(Request):
Pick out each line with the word "chart" from the material that follows.

(Information provided):
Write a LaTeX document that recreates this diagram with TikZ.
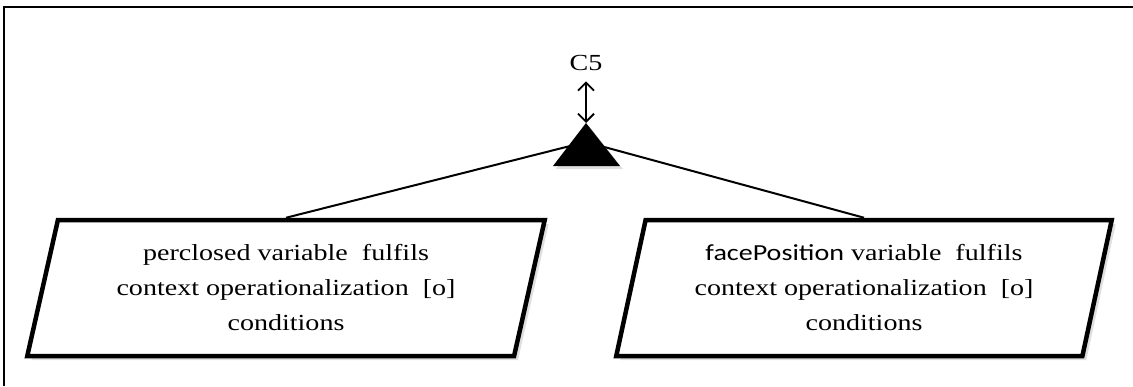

--

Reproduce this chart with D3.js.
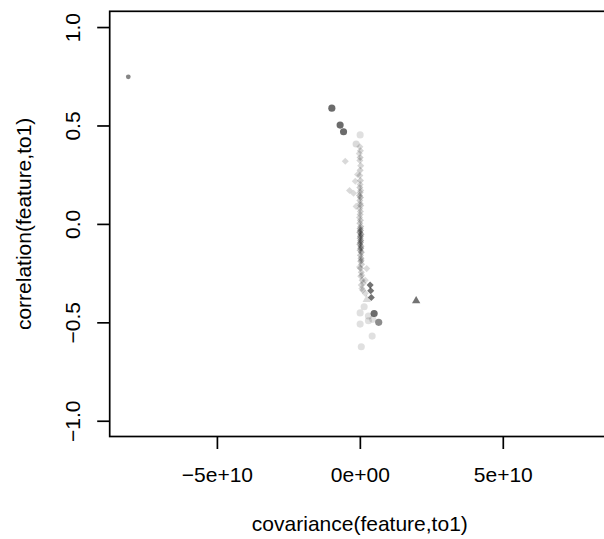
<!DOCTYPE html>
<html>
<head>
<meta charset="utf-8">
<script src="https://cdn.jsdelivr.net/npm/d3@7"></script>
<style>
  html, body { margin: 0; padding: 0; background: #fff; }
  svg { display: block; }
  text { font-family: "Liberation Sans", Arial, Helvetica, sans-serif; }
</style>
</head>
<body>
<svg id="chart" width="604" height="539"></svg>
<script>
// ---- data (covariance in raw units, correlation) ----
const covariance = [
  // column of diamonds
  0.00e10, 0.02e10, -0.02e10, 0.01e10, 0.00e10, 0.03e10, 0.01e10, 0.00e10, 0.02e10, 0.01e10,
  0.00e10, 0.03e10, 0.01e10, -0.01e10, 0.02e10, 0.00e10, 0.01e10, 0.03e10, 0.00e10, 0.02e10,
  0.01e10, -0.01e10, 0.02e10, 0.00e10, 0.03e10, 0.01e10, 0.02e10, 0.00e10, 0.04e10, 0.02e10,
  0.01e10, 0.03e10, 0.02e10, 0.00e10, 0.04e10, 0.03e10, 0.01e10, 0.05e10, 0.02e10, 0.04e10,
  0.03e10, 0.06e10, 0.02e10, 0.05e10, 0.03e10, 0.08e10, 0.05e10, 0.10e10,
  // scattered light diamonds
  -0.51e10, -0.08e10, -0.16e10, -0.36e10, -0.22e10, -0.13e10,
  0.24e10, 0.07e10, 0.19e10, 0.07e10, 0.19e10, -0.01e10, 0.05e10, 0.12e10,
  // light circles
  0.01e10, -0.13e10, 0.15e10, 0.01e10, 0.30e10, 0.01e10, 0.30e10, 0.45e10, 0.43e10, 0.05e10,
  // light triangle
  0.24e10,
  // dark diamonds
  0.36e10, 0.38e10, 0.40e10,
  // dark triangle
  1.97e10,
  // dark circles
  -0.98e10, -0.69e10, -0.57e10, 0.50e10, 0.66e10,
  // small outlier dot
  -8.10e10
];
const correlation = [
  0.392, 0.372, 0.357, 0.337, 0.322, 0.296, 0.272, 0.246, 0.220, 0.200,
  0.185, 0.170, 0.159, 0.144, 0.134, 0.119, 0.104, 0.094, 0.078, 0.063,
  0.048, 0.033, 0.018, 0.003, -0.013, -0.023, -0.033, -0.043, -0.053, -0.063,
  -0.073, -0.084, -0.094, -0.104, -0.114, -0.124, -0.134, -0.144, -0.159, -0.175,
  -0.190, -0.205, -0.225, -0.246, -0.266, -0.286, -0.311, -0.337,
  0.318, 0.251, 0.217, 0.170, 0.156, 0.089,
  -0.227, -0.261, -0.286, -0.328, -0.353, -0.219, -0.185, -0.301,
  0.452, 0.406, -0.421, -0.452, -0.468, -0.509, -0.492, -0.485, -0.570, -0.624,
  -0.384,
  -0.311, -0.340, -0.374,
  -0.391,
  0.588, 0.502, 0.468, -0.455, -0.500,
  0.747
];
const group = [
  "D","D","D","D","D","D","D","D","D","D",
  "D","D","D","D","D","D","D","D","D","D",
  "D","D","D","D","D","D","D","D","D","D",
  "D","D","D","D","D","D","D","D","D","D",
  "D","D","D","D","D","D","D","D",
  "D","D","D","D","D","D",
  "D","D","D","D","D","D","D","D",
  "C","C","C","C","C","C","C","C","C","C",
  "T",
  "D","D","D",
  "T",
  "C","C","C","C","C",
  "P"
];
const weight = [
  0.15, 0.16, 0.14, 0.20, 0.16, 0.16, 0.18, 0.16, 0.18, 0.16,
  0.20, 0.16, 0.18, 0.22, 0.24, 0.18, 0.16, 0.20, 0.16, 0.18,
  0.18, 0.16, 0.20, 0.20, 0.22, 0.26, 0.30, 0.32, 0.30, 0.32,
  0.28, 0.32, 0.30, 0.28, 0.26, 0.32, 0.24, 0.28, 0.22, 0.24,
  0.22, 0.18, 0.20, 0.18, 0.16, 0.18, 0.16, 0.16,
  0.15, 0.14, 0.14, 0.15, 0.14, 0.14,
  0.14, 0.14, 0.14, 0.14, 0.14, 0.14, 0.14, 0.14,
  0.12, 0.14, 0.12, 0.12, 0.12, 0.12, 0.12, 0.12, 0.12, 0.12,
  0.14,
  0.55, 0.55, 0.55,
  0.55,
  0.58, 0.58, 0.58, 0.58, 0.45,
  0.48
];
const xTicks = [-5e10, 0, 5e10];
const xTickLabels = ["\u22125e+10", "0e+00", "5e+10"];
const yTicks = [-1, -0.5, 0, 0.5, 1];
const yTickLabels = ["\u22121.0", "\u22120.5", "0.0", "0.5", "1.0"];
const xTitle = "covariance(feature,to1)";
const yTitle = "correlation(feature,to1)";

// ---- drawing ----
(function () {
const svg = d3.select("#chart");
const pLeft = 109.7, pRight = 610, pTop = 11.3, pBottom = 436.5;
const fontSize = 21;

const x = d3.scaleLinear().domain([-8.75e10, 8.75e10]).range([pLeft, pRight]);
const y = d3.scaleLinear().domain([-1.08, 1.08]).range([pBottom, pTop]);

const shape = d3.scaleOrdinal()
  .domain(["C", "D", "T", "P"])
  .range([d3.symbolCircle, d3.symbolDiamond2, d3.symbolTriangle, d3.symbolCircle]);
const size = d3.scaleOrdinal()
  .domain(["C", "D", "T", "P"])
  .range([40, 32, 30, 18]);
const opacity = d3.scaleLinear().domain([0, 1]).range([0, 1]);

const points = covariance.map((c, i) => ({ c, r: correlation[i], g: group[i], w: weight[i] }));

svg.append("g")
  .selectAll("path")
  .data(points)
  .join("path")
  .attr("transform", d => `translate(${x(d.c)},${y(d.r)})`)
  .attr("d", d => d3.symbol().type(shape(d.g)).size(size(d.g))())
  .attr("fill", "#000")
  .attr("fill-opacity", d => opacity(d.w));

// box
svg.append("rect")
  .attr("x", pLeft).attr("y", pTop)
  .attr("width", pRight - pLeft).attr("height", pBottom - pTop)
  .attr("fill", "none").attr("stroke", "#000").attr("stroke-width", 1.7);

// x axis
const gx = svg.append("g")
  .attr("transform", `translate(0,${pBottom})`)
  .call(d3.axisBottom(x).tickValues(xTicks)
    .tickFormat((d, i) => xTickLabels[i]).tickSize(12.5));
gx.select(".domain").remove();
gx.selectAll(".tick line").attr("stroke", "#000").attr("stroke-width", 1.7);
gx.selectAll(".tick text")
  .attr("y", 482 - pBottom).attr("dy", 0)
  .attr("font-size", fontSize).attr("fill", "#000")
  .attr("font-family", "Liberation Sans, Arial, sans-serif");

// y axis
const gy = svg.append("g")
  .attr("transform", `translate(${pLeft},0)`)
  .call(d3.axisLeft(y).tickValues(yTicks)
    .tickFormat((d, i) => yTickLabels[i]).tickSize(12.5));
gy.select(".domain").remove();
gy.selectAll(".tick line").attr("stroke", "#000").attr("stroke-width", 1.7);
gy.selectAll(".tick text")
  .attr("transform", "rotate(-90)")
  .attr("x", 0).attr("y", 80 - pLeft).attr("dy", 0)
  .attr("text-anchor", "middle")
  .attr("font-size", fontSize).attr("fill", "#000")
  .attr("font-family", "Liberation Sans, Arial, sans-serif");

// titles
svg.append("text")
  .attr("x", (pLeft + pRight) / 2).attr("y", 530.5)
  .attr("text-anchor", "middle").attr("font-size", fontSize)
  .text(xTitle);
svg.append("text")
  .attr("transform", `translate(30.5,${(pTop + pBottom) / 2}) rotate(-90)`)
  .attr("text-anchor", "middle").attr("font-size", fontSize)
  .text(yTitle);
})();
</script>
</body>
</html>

(Written reply):
Reproduce this chart with D3.js.
<svg id="chart" width="604" height="539"></svg>
const svg = d3.select("#chart");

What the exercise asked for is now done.